His eruptive bursts of creativity have led him into the world of movies and visual arts - staging exhibitions across Europe and America. He also found himself writing/producing/directing and acting in The Wrong Ferarri (2010), a “screwball tragedy” which was the first feature film shot entirely on an iPhone. It has since been featured in the curriculum of NYU’s Tisch Film School. Rolling Stone magazine described it as “Fellini on Ketamine.”
IN 2016, he released his second feature film Adam Green's Aladdin - an immersive fantasy film starring Macaulay Culkin, Natasha Lyonne, Alia Shawkat, Jack Dishel and Francesco Clemente - with Green playing Aladdin.
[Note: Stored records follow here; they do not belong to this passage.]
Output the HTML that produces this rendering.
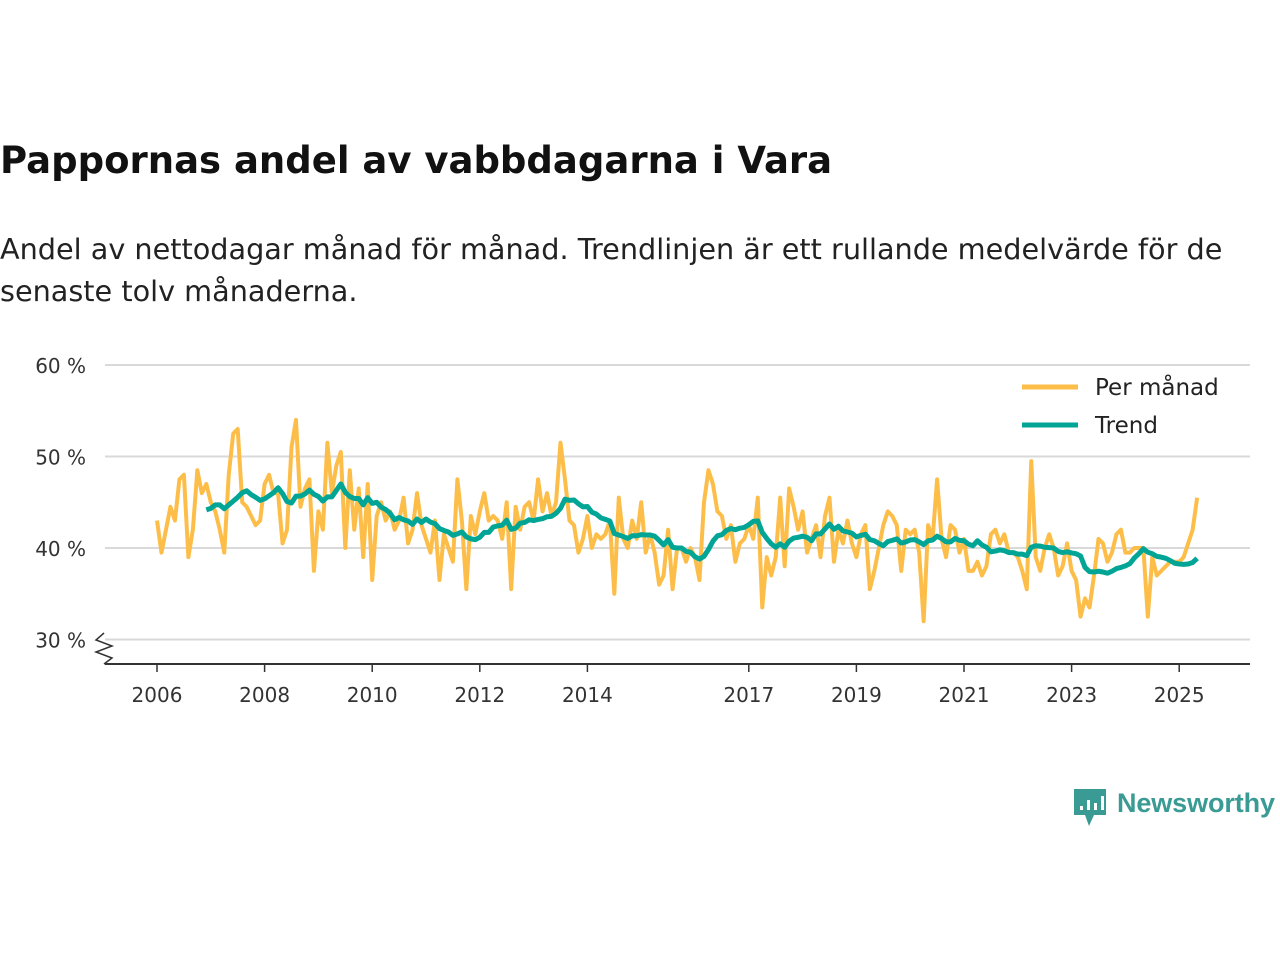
<!DOCTYPE html>
<html><head><meta charset="utf-8">
<style>
body{margin:0;background:#fff;width:1280px;height:960px;overflow:hidden;font-family:"DejaVu Sans","Liberation Sans",sans-serif;color:#111}
#title{position:absolute;left:0;top:139px;font-size:37px;font-weight:bold;margin:0;color:#111;white-space:nowrap}
#sub{position:absolute;left:0;top:228px;font-size:28.7px;line-height:42px;color:#222;white-space:nowrap}
svg{position:absolute;left:0;top:0;font-family:"DejaVu Sans","Liberation Sans",sans-serif}
</style></head><body>
<h1 id="title">Pappornas andel av vabbdagarna i Vara</h1>
<div id="sub">Andel av nettodagar månad för månad. Trendlinjen är ett rullande medelvärde för de<br>senaste tolv månaderna.</div>
<svg id="chart" width="1280" height="960"></svg>
<script>
const yTicks=[30,40,50,60];
const xTickYears=[2006,2008,2010,2012,2014,2017,2019,2021,2023,2025];
const startYear=2006;
const monthly=[
43,39.5,42,44.5,43,47.5,48,39,42,48.5,46,47,
45,44,42,39.5,48,52.5,53,45,44.5,43.5,42.5,43,
47,48,46,46,40.5,42,51,54,44.5,46.5,47.5,37.5,
44,42,51.5,46,49,50.5,40,48.5,42,46.5,39,47,
36.5,43.5,45,43,44,42,43,45.5,40.5,42,46,42.5,
41,39.5,43,36.5,41.5,40,38.5,47.5,43,35.5,43.5,41.5,
44,46,43,43.5,43,41,45,35.5,44.5,42,44.5,45,
43,47.5,44,46,43.5,45,51.5,47.5,43,42.5,39.5,41,
43.5,40,41.5,41,41.5,43,35,45.5,41,40,43,41,
45,39.5,41.5,39.5,36,37,42,35.5,40,40,38.5,40,
39,36.5,45,48.5,47,44,43.5,41,42.5,38.5,40.5,41,
42.5,41,45.5,33.5,39,37,39,45.5,38,46.5,44.5,42,
44,39.5,41,42.5,39,43.5,45.5,38.5,42,40.5,43,40.5,
39,41.5,42.5,35.5,37.5,40,42.5,44,43.5,42.5,37.5,42,
41.5,42,39.5,32,42.5,41,47.5,41,39,42.5,42,39.5,
41,37.5,37.5,38.5,37,38,41.5,42,40.5,41.5,39.5,39.5,
39,37.5,35.5,49.5,39,37.5,40,41.5,40,37,38,40.5,
37.5,36.5,32.5,34.5,33.5,37,41,40.5,38.5,39.5,41.5,42,
39.5,39.5,40,40,40,32.5,39,37,37.5,38,38.5,38.5,
38.5,39,40.5,42,45.5];
const legendLabels=["Per månad","Trend"];

const NS="http://www.w3.org/2000/svg";
const svg=document.getElementById('chart');
const X0=157, PXY=53.8, Y0=548, PXP=9.15;
const xs=i=>X0+(i/12)*PXY;
const xy=yr=>X0+(yr-startYear)*PXY;
const ys=v=>Y0-(v-40)*PXP;
function mk(tag,attrs){const e=document.createElementNS(NS,tag);for(const k in attrs)e.setAttribute(k,attrs[k]);svg.appendChild(e);return e;}

yTicks.forEach(t=>{
  const g=mk('line',{x1:105,x2:1250,y1:ys(t),y2:ys(t),stroke:'#d9d9d9','stroke-width':2});
  
  
  const l=mk('text',{x:86,y:ys(t)+8,'text-anchor':'end','font-size':20,fill:'#333'});
  l.textContent=t+' %';
  
  
});
const br=mk('polyline',{points:'104,633 96,640 112,646 96,652 112,658 104,664',fill:'none',stroke:'#333','stroke-width':1.5});


const ax=mk('line',{x1:105,x2:1250,y1:664,y2:664,stroke:'#333','stroke-width':2});


xTickYears.forEach(yr=>{
  const t=mk('line',{x1:xy(yr),x2:xy(yr),y1:664,y2:672,stroke:'#333','stroke-width':1.5});
  
  
  const l=mk('text',{x:xy(yr),y:702,'text-anchor':'middle','font-size':20,fill:'#333'});
  l.textContent=yr;
  
  
});
const mp=mk('polyline',{points:monthly.map((v,i)=>xs(i)+','+ys(v)).join(' '),fill:'none',stroke:'#fdbe49','stroke-width':4,'stroke-linejoin':'round'});


const trend=[];
for(let i=11;i<monthly.length;i++){let s=0;for(let j=i-11;j<=i;j++)s+=monthly[j];trend.push([i,s/12]);}
const tp=mk('polyline',{points:trend.map(p=>xs(p[0])+','+ys(p[1])).join(' '),fill:'none',stroke:'#00a596','stroke-width':5,'stroke-linejoin':'round'});


const lc=['#fdbe49','#00a596'];
legendLabels.forEach((lab,k)=>{
  const y=387+k*38;
  const l=mk('line',{x1:1022,x2:1078,y1:y,y2:y,stroke:lc[k],'stroke-width':5});
  
  
  const t=mk('text',{x:1095,y:y+8,'font-size':23,fill:'#222'});
  t.textContent=lab;
  
  
});
const logo=mk('path',{d:'M1074 789 h32 v26 h-12 l-5 11 l-4 -11 h-11 z',fill:'#3a9a94'});


[[1080,806,6],[1087,800,12],[1094,803,9],[1101,796,16]].forEach((b,k)=>{
  const r=mk('rect',{x:b[0],y:b[1],width:3,height:b[2]-2,fill:'#fff'});
  
  
});
const lt=mk('text',{x:1117,y:812,'font-size':27,'font-weight':'bold',fill:'#3a9a94','font-family':'Liberation Sans, sans-serif',textLength:158});
lt.textContent='Newsworthy';


</script>
</body></html>
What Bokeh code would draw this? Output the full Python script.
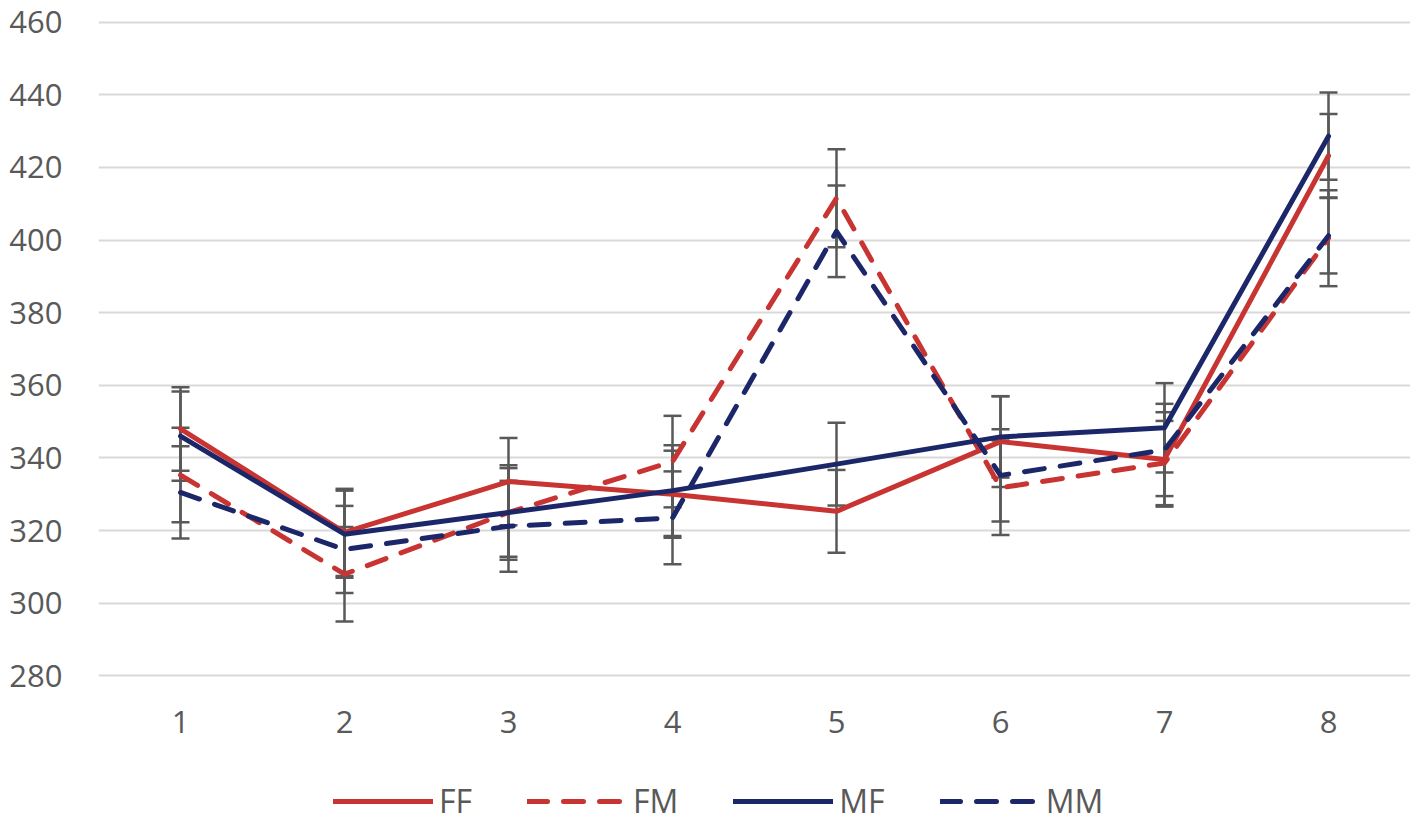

The subversive and dazzling art-film was shot entirely on papier-mache sets. The story is a modern day version of Aladdin wherein the lamp is a 3-D printer, the Princess is a decadent socialite, the planet gets a sex-change, and its population prints out an analogue version of the Internet.
In 2015 Adam began a collaboration with Mich Dulce making a line of hats inspired by his artwork and the Aladdin movie. The designs incorporate elements from his HOUSEFACE symbolic alphabet, a group of reduced cubist pictographs gleaned from the facial features of the popular cartoon characters Garfield, Big Bird, and Elmo. In January of 2016 he exhibited the art from Adam Green's Aladdin at the Fondation Beyeler Museum in Basel, Switzerland.
Of his now multifaceted career Green, says: “You know how people are always looking for a unifying theory? I was looking for a unifying theory of artistic expression. I was trying to create some kind of fluidity within my music, art, writing. If you listen to my songs, you see they’re kind of cartoonish. I try to make songs like my paintings. When creating my movie, I approached the script like it was a song.”